#### Data shown
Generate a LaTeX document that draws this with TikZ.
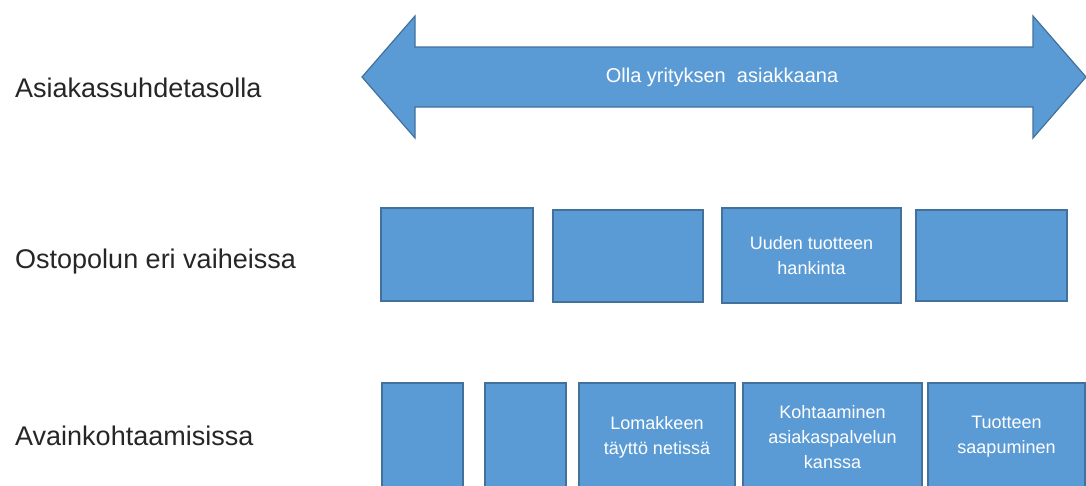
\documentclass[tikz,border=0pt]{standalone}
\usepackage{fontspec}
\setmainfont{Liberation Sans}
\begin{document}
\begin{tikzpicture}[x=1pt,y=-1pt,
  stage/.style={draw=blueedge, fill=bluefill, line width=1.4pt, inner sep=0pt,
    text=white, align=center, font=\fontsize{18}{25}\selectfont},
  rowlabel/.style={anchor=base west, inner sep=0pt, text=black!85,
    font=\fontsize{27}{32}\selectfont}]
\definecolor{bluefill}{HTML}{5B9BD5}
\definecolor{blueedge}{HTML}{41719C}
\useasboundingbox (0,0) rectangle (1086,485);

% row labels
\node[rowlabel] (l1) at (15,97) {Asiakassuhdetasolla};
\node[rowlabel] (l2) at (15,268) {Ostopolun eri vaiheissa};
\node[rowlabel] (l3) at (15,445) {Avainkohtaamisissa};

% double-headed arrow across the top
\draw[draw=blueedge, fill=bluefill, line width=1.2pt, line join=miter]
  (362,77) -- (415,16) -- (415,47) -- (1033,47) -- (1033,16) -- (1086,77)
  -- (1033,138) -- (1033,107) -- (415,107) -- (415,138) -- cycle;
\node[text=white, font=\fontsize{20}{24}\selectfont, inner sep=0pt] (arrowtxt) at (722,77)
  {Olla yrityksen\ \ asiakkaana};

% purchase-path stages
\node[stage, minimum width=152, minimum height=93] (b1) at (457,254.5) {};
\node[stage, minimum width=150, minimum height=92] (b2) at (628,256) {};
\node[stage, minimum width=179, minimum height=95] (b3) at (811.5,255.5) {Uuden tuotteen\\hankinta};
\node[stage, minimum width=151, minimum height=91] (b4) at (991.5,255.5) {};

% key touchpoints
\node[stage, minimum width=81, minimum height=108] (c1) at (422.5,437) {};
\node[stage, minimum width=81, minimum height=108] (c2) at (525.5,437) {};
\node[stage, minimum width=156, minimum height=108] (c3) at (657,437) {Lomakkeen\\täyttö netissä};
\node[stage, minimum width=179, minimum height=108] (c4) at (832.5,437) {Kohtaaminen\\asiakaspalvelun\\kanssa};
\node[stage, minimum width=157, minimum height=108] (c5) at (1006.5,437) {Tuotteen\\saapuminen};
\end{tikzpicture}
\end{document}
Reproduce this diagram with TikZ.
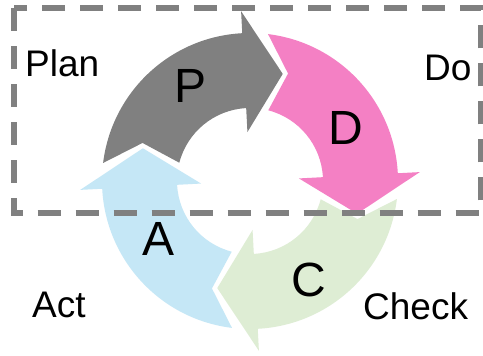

#### Given problem
Search the records above for the string "with". Copy every line that contains it.

#### Written solution
Generate a LaTeX document that draws this with TikZ.
Reproduce this diagram with TikZ.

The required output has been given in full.